*The request:*
Print the listing from its top line through the line containing "from matplotlib.collections import", nothing more, and leave out the pictures.
>> Begin Given information
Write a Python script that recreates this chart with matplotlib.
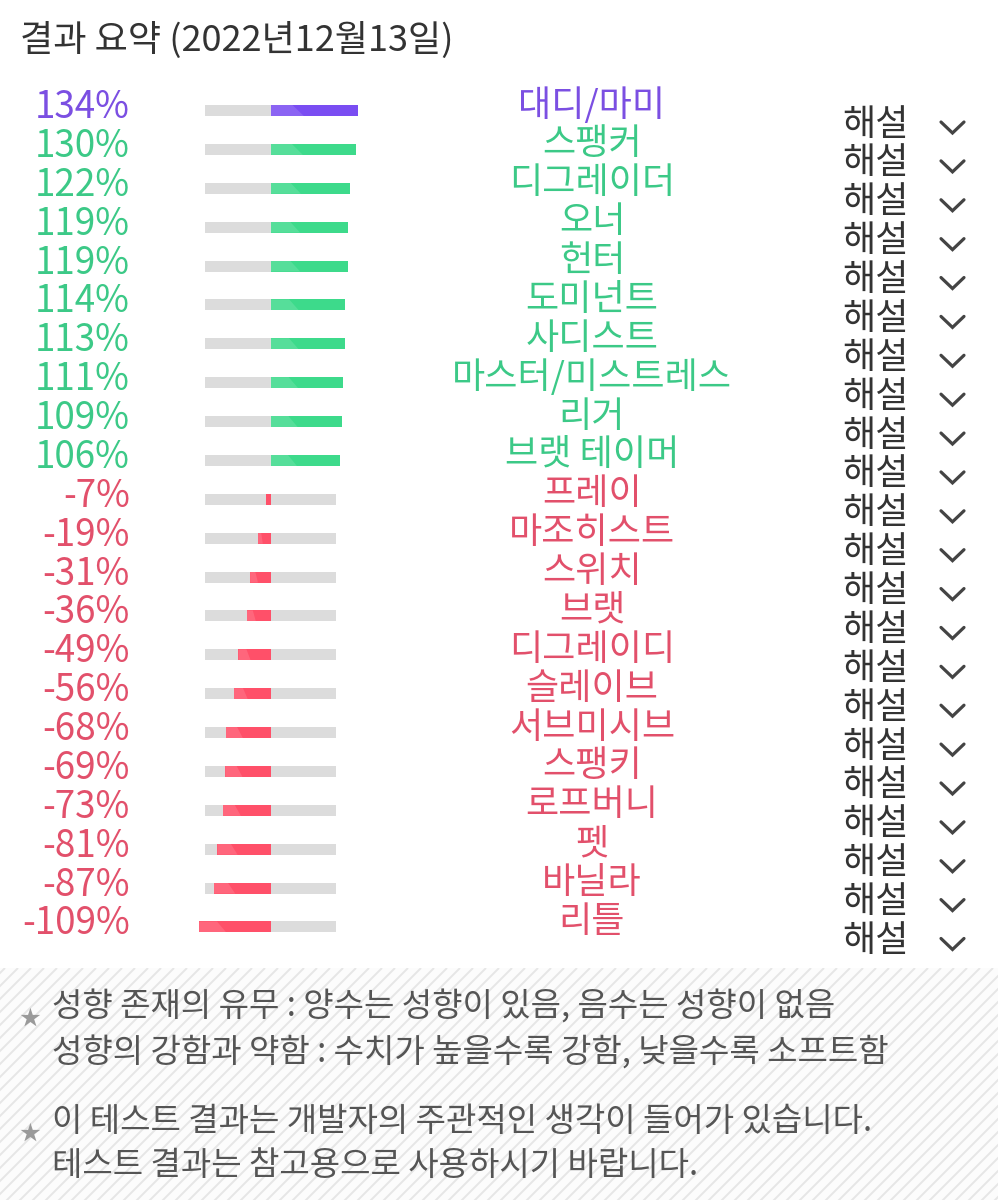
import matplotlib
matplotlib.use('Agg')
import matplotlib.pyplot as plt
import matplotlib.transforms as mtransforms
from matplotlib.patches import Rectangle, Polygon
from matplotlib.collections import LineCollection

# ---------------- data ----------------
title = "결과 요약 (2022년12월13일)"
names = ["대디/마미", "스팽커", "디그레이더", "오너", "헌터", "도미넌트", "사디스트",
         "마스터/미스트레스", "리거", "브랫 테이머", "프레이", "마조히스트", "스위치",
         "브랫", "디그레이디", "슬레이브", "서브미시브", "스팽키", "로프버니", "펫",
         "바닐라", "리틀"]
values = [134, 130, 122, 119, 119, 114, 113, 111, 109, 106, -7, -19, -31, -36,
          -49, -56, -68, -69, -73, -81, -87, -109]
button_label = "해설"
notes = [["성향 존재의 유무 : 양수는 성향이 있음, 음수는 성향이 없음",
          "성향의 강함과 약함 : 수치가 높을수록 강함, 낮을수록 소프트함"],
         ["이 테스트 결과는 개발자의 주관적인 생각이 들어가 있습니다.",
          "테스트 결과는 참고용으로 사용하시기 바랍니다."]]
track_range = (-100, 100)

# ---------------- style ----------------
plt.rcParams['font.family'] = ['Noto Sans CJK KR', 'DejaVu Sans']
W, H = 998, 1200
fig = plt.figure(figsize=(W / 100, H / 100), dpi=100)
fig.patch.set_facecolor('white')

ZERO_PX, PX_PER = 270.5, 0.655
ROW0, ROW_H = 110.5, 38.88

ax = fig.add_axes([0, 0, 1, 1])
ax.set_xlim((0 - ZERO_PX) / PX_PER, (W - ZERO_PX) / PX_PER)
ax.set_ylim((H - ROW0) / ROW_H, (0 - ROW0) / ROW_H)
ax.axis('off')

# x in pixels (figure), y in data rows
xpx_trans = mtransforms.blended_transform_factory(
    mtransforms.Affine2D().scale(1.0 / W, 1.0 / H) + fig.transFigure, ax.transData)
# full pixel transform (top-down y)
pxT = mtransforms.Affine2D().scale(1.0 / W, -1.0 / H).translate(0, 1) + fig.transFigure

PURPLE_T, GREEN_T, RED_T = '#7B4FE2', '#3CC987', '#E2506B'
PURPLE_B, GREEN_B, RED_B = '#7A4DF2', '#3DDA8B', '#FF5069'

ymax = values.index(max(values))
rows = list(range(len(values)))
text_colors, bar_colors = [], []
for i, v in enumerate(values):
    if i == ymax:
        text_colors.append(PURPLE_T); bar_colors.append(PURPLE_B)
    elif v >= 0:
        text_colors.append(GREEN_T); bar_colors.append(GREEN_B)
    else:
        text_colors.append(RED_T); bar_colors.append(RED_B)

bh = 11.0 / ROW_H
ax.barh(rows, track_range[1] - track_range[0], left=track_range[0], height=bh,
        color='#DCDCDC', zorder=1)
bars = ax.barh(rows, values, left=0, height=bh, color=bar_colors, zorder=2)

# subtle lighter highlight on the left part of each value bar
for b, v in zip(bars, values):
    x0, y0 = b.get_x(), b.get_y()
    w, h = b.get_width(), b.get_height()
    lo, hi = min(x0, x0 + w), max(x0, x0 + w)
    length = hi - lo
    if length < 8:
        continue
    a = lo + length * 0.25
    c = lo + length * 0.38
    poly = Polygon([(lo, y0), (a, y0), (c, y0 + h), (lo, y0 + h)],
                   closed=True, facecolor='white', alpha=0.13, lw=0, zorder=3)
    ax.add_patch(poly)

# title
fig.text(20 / W, 1 - 40 / H, title, fontsize=26, color='#333333',
         ha='left', va='center')

for i, (name, v) in enumerate(zip(names, values)):
    ax.text(130, i - 3 / ROW_H, f"{v}%", transform=xpx_trans, fontsize=26.5,
            color=text_colors[i], ha='right', va='center')
    ax.text(592, i - 5 / ROW_H, name, transform=xpx_trans, fontsize=26,
            color=text_colors[i], ha='center', va='center')
    ax.text(876, i + 14 / ROW_H, button_label, transform=xpx_trans, fontsize=26,
            color='#333333', ha='center', va='center')
    yc = i + 17 / ROW_H
    ax.plot([941, 952.5, 964], [yc - 5.5 / ROW_H, yc + 5.5 / ROW_H, yc - 5.5 / ROW_H],
            transform=xpx_trans, color='#444444', lw=2.3, solid_capstyle='round',
            solid_joinstyle='miter')

# notes box with diagonal stripes
box_top = 968
box = Rectangle((0, box_top), W, H - box_top, transform=pxT, facecolor='#FCFCFC',
                lw=0, zorder=0)
fig.patches.append(box)
hgt = H - box_top
segs = []
x = -hgt
while x < W + 20:
    segs.append([(x, H + 5), (x + hgt + 5, box_top)])
    x += 13
stripes = LineCollection(segs, colors='#E6E6E6', linewidths=1.4, transform=pxT,
                         zorder=0.5)
stripes.set_clip_path(box)
fig.add_artist(stripes)

note_y = [[1007, 1053], [1122, 1166]]
for block, ys in zip(notes, note_y):
    fig.text(30 / W, 1 - (ys[0] + 12) / H, "★", fontsize=15, color='#9A9A9A',
             ha='center', va='center')
    for line, y in zip(block, ys):
        fig.text(52 / W, 1 - y / H, line, fontsize=23.8, color='#555555',
                 ha='left', va='center')

fig.savefig('out.png', dpi=100, facecolor='white')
>> End Given information
*Full solution:*
Write a Python script that recreates this chart with matplotlib.
import matplotlib
matplotlib.use('Agg')
import matplotlib.pyplot as plt
import matplotlib.transforms as mtransforms
from matplotlib.patches import Rectangle, Polygon
from matplotlib.collections import LineCollection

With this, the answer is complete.